Thursday, July 10, 2014

Crime and Punishment (or lack thereof) in far northern Norway

The New York Times again this week featured a story from Arctic Norway, in particular the island chain of Svalbard, also known as Spitsbergen.  (The earlier story was noted in my recent blog post about my trip to northern Norway). Andrew Higgins's story is "A Harsh Climate Calls for Banishment of the Needy."  The gist of the story is that homelessness and unemployment are banned on Svalbard, which has a particularly positive impact on the crime rate.  Higgins suggests Svalbard as a manifestation of Ayn Rand's vision and contrasts it with the Scandinavian norm of a generous welfare state.  These policies are credited for creating a place that as close as Europe gets to a "crime-free society."  Indeed, the place has just six police officers and one detention cell, last used for two days last summer.  

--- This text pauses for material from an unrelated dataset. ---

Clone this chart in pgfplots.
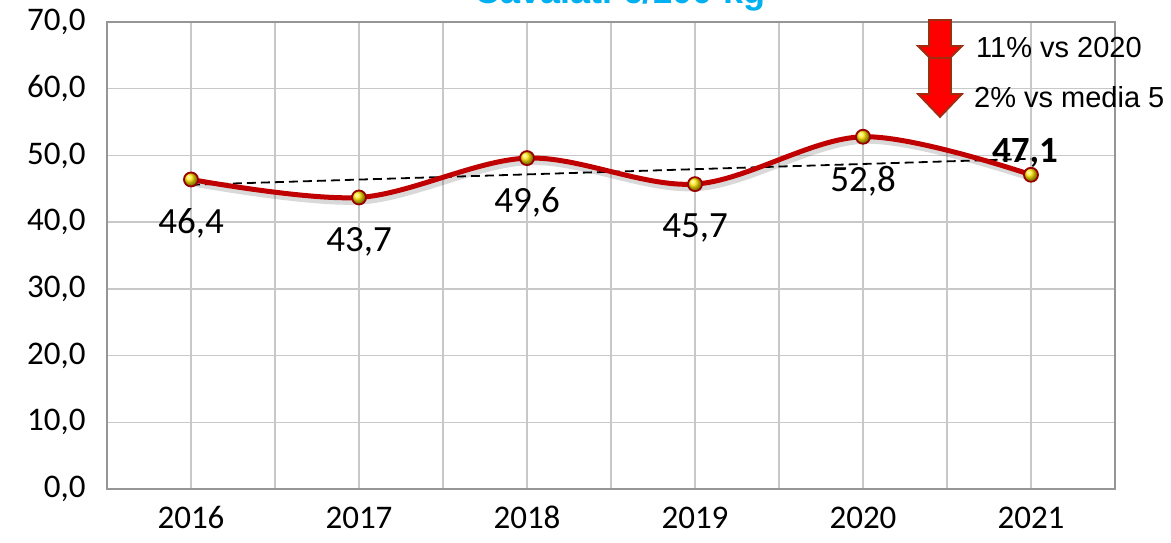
\documentclass[border=0pt]{standalone}
\usepackage{pgfplots}
\pgfplotsset{compat=1.18}
\usepackage{fontspec}
\setmainfont{Carlito}
\newfontfamily\arialfont{Liberation Sans}
\definecolor{linered}{RGB}{192,0,0}
\definecolor{titleblue}{RGB}{0,176,240}
\definecolor{gridgray}{RGB}{200,200,200}
\definecolor{axisgray}{RGB}{150,150,150}
\definecolor{arrowred}{RGB}{255,0,0}
\definecolor{arrowedge}{RGB}{160,45,15}
\pgfplotstableread{
x y
0 46.4
1 43.7
2 49.6
3 45.7
4 52.8
5 47.1
}\maindata
\pgfplotstableread{
x y
0 46.4
1 43.7
2 49.6
3 45.7
4 52.8
}\labdata
\begin{document}
\begin{tikzpicture}
\useasboundingbox (-107pt,-53pt) rectangle (1064pt,489pt);
\begin{axis}[
  at={(0pt,0pt)}, anchor=south west,
  scale only axis, width=1008pt, height=467pt,
  xmin=-0.5, xmax=5.5, ymin=0, ymax=70,
  xtick={0,1,2,3,4,5},
  xticklabels={2016,2017,2018,2019,2020,2021},
  minor xtick={-0.5,0.5,1.5,2.5,3.5,4.5,5.5},
  ytick={0,10,20,30,40,50,60,70},
  xmajorgrids, xminorgrids, ymajorgrids,
  grid style={gridgray, line width=1.5pt},
  minor grid style={gridgray, line width=1.5pt},
  axis line style={axisgray, line width=1.5pt},
  major tick length=0pt, minor tick length=0pt,
  tick label style={font=\fontsize{33}{36}\selectfont, black},
  yticklabel style={xshift=-18pt},
  xticklabel style={anchor=north, yshift=-14pt, text height=22pt, text depth=6pt},
  /pgf/number format/.cd, fixed, fixed zerofill, precision=1, use comma, assume math mode=true,
  /pgfplots/.cd,
  clip=false,
]
% trend line
\addplot[black, line width=1.8pt, dash pattern=on 9pt off 5pt] coordinates {(0,45.6) (5,49.5)};
% shadow
\addplot[black, opacity=0.15, line width=6pt, smooth, tension=0.55, yshift=-4pt, xshift=2pt, forget plot] table[x=x,y=y] {\maindata};
% main curve
\addplot[linered, line width=5pt, smooth, tension=0.55, mark=none] table[x=x,y=y] {\maindata};
% markers
\addplot[only marks, mark=ball, mark size=7pt, mark options={ball color=yellow!80!orange}] table[x=x,y=y] {\maindata};
\addplot[only marks, mark=o, mark size=7pt, mark options={draw=linered!80!black, line width=1.8pt}] table[x=x,y=y] {\maindata};
% data labels
\addplot[draw=none, mark=none, nodes near coords,
  nodes near coords style={anchor=center, yshift=-44pt, font=\fontsize{37}{40}\selectfont, black,
   /pgf/number format/.cd, fixed, fixed zerofill, precision=1, use comma, assume math mode=true}]
  table[x=x,y=y] {\labdata};
\addplot[draw=none, mark=none, nodes near coords,
  nodes near coords style={anchor=center, yshift=22pt, xshift=-6pt, font=\bfseries\fontsize{37}{40}\selectfont, black,
   /pgf/number format/.cd, fixed, fixed zerofill, precision=1, use comma, assume math mode=true}]
  coordinates {(5,47.1)};
\end{axis}
% title (cut at top)
\node[anchor=base, text=titleblue, font=\arialfont\bfseries\fontsize{36}{40}\selectfont] at (513pt,485pt) {Cavalati €/100 kg};
% arrows
\filldraw[fill=arrowred, draw=arrowedge, line width=1.8pt]
  (822pt,469pt) -- (844pt,469pt) -- (844pt,443pt) -- (855pt,443pt) -- (833pt,421pt) -- (811pt,443pt) -- (822pt,443pt) -- cycle;
\filldraw[fill=arrowred, draw=arrowedge, line width=1.8pt]
  (822pt,431pt) -- (844pt,431pt) -- (844pt,395pt) -- (855pt,395pt) -- (833pt,372pt) -- (811pt,395pt) -- (822pt,395pt) -- cycle;
\node[anchor=west, inner sep=0pt, font=\arialfont\fontsize{29}{32}\selectfont] at (869pt,441pt) {11\% vs 2020};
\node[anchor=west, inner sep=0pt, font=\arialfont\fontsize{29}{32}\selectfont] at (867pt,392pt) {2\% vs media 5};
\end{tikzpicture}
\end{document}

Higgins quotes governor Odd Olsen Ingero,  
“If you don’t have a job, you can’t live here,” Mr. Ingero said, noting that the jobless are swiftly deported. Retirees are sent away, too, unless they can prove they have sufficient means to support themselves. 
* * * 
Even Longyearbyen’s socialist mayor, Christin Kristoffersen, a member of the Labour Party, wants the town — named after an American industrialist, John Munro Longyear, who founded it in 1906 — to stay off limits to all but the able-bodied and gainfully employed. 
“This is a very special kind of place,” said the mayor, whose town has all the conveniences of a modern urban area, including an airport, high-speed Internet and even a high-end restaurant, but faces such a struggle to survive against the elements that it has no place for the jobless or infirm.
Although the story mostly credits the no-homelessness, no unemployment policy for the low crime rate, Higgins also notes some practical deterrents to crime:  
elsewhere run-of-the-mill crimes like car theft are an exotic and very risky business in a place where there are no roads out of town to escape on.
The story's dateline is Longyearbyen, population 2,040, the administrative capital of this region, which is an unincorporated area overseen by a state-appointed governor, Mr. Ingero.  As suggested by the quote from Mayor Kristoffersen, Longyearbyen has an elected local government.